ちなみに瀬戸大橋のライトグレーの色は、「瀬戸内の自然と調和する色を」と魁夷が提案したものなんだそう。
ラウンジの天井高は、エントランスホールや展示室よりも低く抑えられているため、大パノラマでありながら、視線を大きく動かさなくとも全体を見渡すことができる造りになっています。また、東西に長く延びるガラス窓がフレームの役割を果たし、まるで絵画のように瀬戸内の風景を切り取ります。
まるで、自然を鮮やかに、詩情豊かに描いた魁夷の世界の続きを見ているよう。
ラウンジから続くテラスに出ると、より海が身近に。
目の前には沙弥島の入り江が広がり、時折地元の方の船が通りかかったり、海面で魚が跳ねたり。

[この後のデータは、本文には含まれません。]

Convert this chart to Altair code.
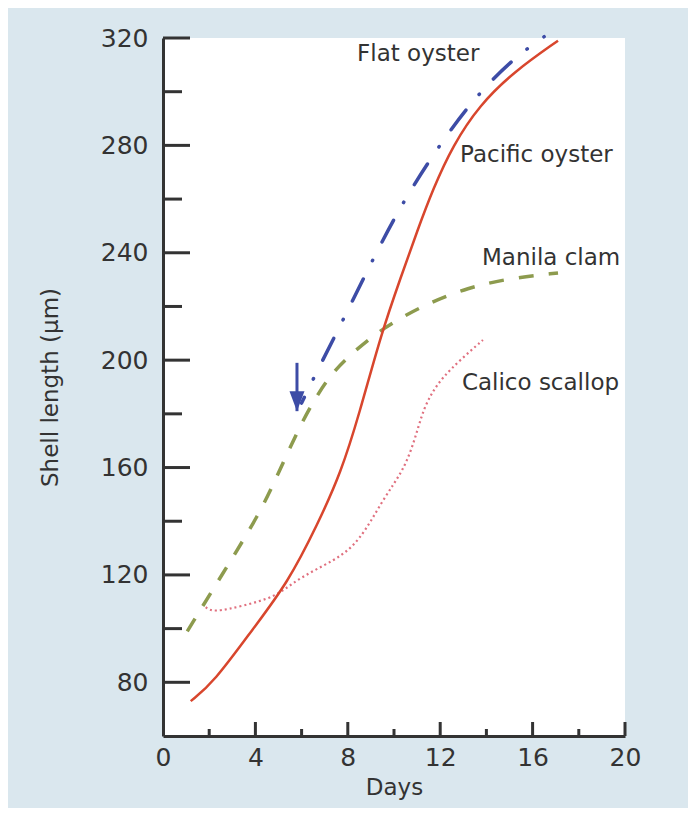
import altair as alt
import pandas as pd

# ---- data ----
pacific_day = [1.2, 2.2, 3.9, 5.4, 6.7, 7.7, 8.5, 9.45, 10.3, 11.0, 11.7, 12.55, 13.7, 15.2, 17.1]
pacific_len = [73, 80, 100, 117, 139, 158, 180, 210, 231, 248, 264, 280, 295, 307.5, 319]

manila_day = [1.05, 2.55, 4.2, 5.0, 5.9, 6.6, 7.3, 8.1, 9.5, 11.4, 13.2, 15.0, 17.1]
manila_len = [99, 120, 143, 158, 175, 186, 195, 202, 212, 221, 227, 230.5, 232.5]

flat_day = [6.0, 6.5, 7.8, 9.05, 10.26, 11.64, 13.3, 15.1, 16.5]
flat_len = [184, 193, 215, 237, 257, 276, 296, 312, 320.5]

calico_day = [1.85, 2.15, 3.5, 4.9, 5.6, 6.5, 7.4, 8.0, 8.5, 9.0, 9.5, 10.0, 10.4,
              10.75, 11.05, 11.3, 11.65, 12.1, 12.85, 13.85]
calico_len = [108, 106, 108.5, 112, 117, 121.5, 125.5, 129, 133.5, 140, 147.5, 154,
              159.5, 166.5, 175, 182, 188, 193.5, 200, 207.5]

label_text = ["Flat oyster", "Pacific oyster", "Manila clam", "Calico scallop"]
label_day = [8.4, 12.86, 13.81, 12.94]
label_len = [311.4, 273.8, 235.4, 188.9]

arrow_day = [5.8]
arrow_top = [199]
arrow_tip = [181]

y_major = [80, 120, 160, 200, 240, 280, 320]
y_minor = [100, 140, 180, 220, 260, 300]
x_major = [4, 8, 12, 16, 20]
x_minor = [2, 6, 10, 14, 18]
x_labels = [0, 4, 8, 12, 16, 20]

# ---- styling ----
FONT = "DejaVu Sans"
INK = "#333333"
BLUE = "#3d4ca6"
W, H = 462, 698

x_scale = alt.Scale(domain=[0, 20], nice=False, zero=False)
y_scale = alt.Scale(domain=[60, 320], nice=False, zero=False)

X = alt.X("day:Q", scale=x_scale, axis=alt.Axis(
    values=x_labels, ticks=False, grid=False, domain=True, domainColor=INK, domainWidth=3,
    labelFont=FONT, labelFontSize=25, labelColor=INK, labelPadding=9, labelFlush=False,
    labelOverlap=False, title="Days", titleFont=FONT, titleFontSize=23,
    titleFontWeight="normal", titleColor=INK, titlePadding=6))
Y = alt.Y("len:Q", scale=y_scale, axis=alt.Axis(
    values=y_major, ticks=False, grid=False, domain=True, domainColor=INK, domainWidth=3,
    labelFont=FONT, labelFontSize=25, labelColor=INK, labelPadding=15, labelFlush=False,
    labelOverlap=False, title="Shell length (µm)", titleFont=FONT, titleFontSize=23,
    titleFontWeight="normal", titleColor=INK, titlePadding=38))


def series(days, lens, **mark):
    df = pd.DataFrame({"day": days, "len": lens})
    return alt.Chart(df).mark_line(interpolate="basis", **mark).encode(x=X, y=Y)


manila = series(manila_day, manila_len, color="#8d9b4e", strokeWidth=3.5, strokeDash=[15, 15])
calico = series(calico_day, calico_len, color="#e0707f", strokeWidth=2.2, strokeDash=[2, 3])
pacific = series(pacific_day, pacific_len, color="#d8462d", strokeWidth=2.5)
flat = series(flat_day, flat_len, color=BLUE, strokeWidth=3.5, strokeCap="round",
              strokeDash=[24.5, 20.5, 0.5, 20.5], strokeDashOffset=18)

ytick_major = alt.Chart(pd.DataFrame({"len": y_major})).mark_rule(
    color=INK, strokeWidth=3).encode(y=Y, x=alt.value(0), x2=alt.value(27))
ytick_minor = alt.Chart(pd.DataFrame({"len": y_minor})).mark_rule(
    color=INK, strokeWidth=3).encode(y=Y, x=alt.value(0), x2=alt.value(19))
xtick_major = alt.Chart(pd.DataFrame({"day": x_major})).mark_rule(
    color=INK, strokeWidth=3).encode(x=X, y=alt.value(H), y2=alt.value(H - 14))
xtick_minor = alt.Chart(pd.DataFrame({"day": x_minor})).mark_rule(
    color=INK, strokeWidth=3).encode(x=X, y=alt.value(H), y2=alt.value(H - 7))

shaft_df = pd.DataFrame({"day": arrow_day, "len": arrow_top, "tip": arrow_tip})
arrow_shaft = alt.Chart(shaft_df).mark_rule(color=BLUE, strokeWidth=3).encode(
    x=X, y=Y, y2=alt.Y2("tip:Q"))
head_df = pd.DataFrame({"day": arrow_day, "len": arrow_tip})
arrow_head = alt.Chart(head_df).mark_point(
    shape="M-0.75,-1 L0.75,-1 L0,1 Z", size=400, filled=True, opacity=1,
    color=BLUE, yOffset=-10).encode(x=X, y=Y)

labels = alt.Chart(pd.DataFrame({"day": label_day, "len": label_len, "txt": label_text})).mark_text(
    align="left", baseline="alphabetic", font=FONT, fontSize=23, color=INK).encode(
    x=X, y=Y, text="txt:N")

chart = alt.layer(
    manila, calico, pacific, flat,
    ytick_major, ytick_minor, xtick_major, xtick_minor,
    arrow_shaft, arrow_head, labels,
).properties(
    width=W, height=H,
    autosize=alt.AutoSizeParams(type="none"),
    padding={"left": 155, "top": 30, "right": 63, "bottom": 72},
    background="#dae7ee",
).configure_view(fill="white", strokeWidth=0)

chart.save("out.html", embed_options={"renderer": "svg", "actions": False})
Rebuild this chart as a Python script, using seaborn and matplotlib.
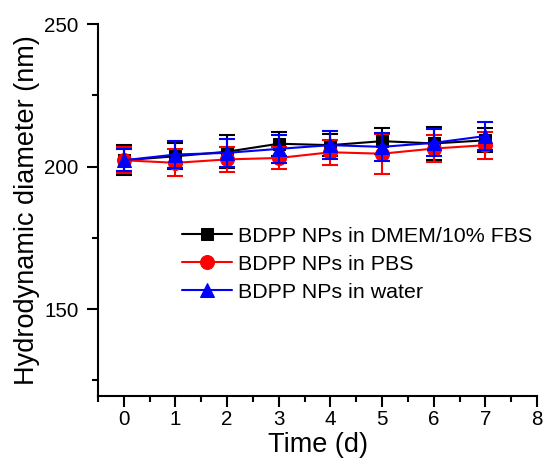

ここでは、潮風を受けながら、瀬戸内の日常をただぼうっと眺めるのがオススメの過ごし方。
高台にある展望台のように瀬戸内の島々を見渡すことはできませんが、海面により近い、低い視点から眺めることによって、風景が迫ってくるような、そんな自然の力を近くに感じることができます。
アートも楽しめる併設カフェがオススメ
このラウンジにはカフェが併設されていて、大パノラマを堪能しながらティータイムを楽しむこともできます。
地元の菓子店が運営していることもあって、ケーキやビスコッティなどのほかに、坂出市や瀬戸内にちなんだスイーツも取り揃えています。かつて沿岸一帯が塩田だったことから、塩を使ったスイーツも。
提供される際に使用されるカップやソーサー、プレートなどの陶器は、魁夷が北欧を3ヶ月かけてスケッチ旅行で巡ったリトグラフ画集『北欧紀行 古き町にて』の絵を散りばめた、この美術館オリジナルアイテムであることも注目すべきポイントです。
「これが日本画の巨匠と呼ばれた東山魁夷の絵?」と驚いてしまうほど、愛らしくもポップな絵とともにティータイムを過ごしてくださいね。
このラウンジにはエントランスホールから直接入れるので、カフェだけの利用も可能。だから、いつでもお気に入りのカフェに行くような感覚で、瀬戸内の風景を堪能しに来ることができます。
とはいえ、立地や建物すべてがアートとも言えるこの美術館。やはり、展示室に入って鑑賞してからカフェに行くのをオススメします。
プロムナードのモチーフとなった「道」に関して魁夷が
遍歴の果てでもあり、また新しく始まる道でもあり、絶望と希望を織りまぜてはるかに続く一筋の道であった
出典:東山魁夷(1999)『東山魁夷画文集 私の風景』求龍堂
と語ったように、少し薄暗い静謐な1階展示室から柔らかな光を感じる2階展示室へ、そして瀬戸内の太陽が射し込むラウンジへ、魁夷の描いた自然の中を通り抜けて、遍歴の果てにたどり着いて欲しい。そんな気分になる場所なのです。
おわりに
「一見なにもないような街に、実は素敵な場所が隠れている」というのは、街歩きの醍醐味です。
今回紹介した「東山魁夷せとうち美術館」は、まさにそれ。近年では瀬戸内国際芸術祭に来香した人を中心に知名度も上がってきたようですが、まだまだ”知る人ぞ知る”穴場的存在です。おかげで静かにアート鑑賞できるのも好ポイント。
静謐だけど色鮮やかな魁夷の絵画を鑑賞して、そのあとは瀬戸内の多島美の風景に癒やされる。そんな多彩な楽しみ方ができる素敵な美術館に、ぜひ訪れてみてくださいね!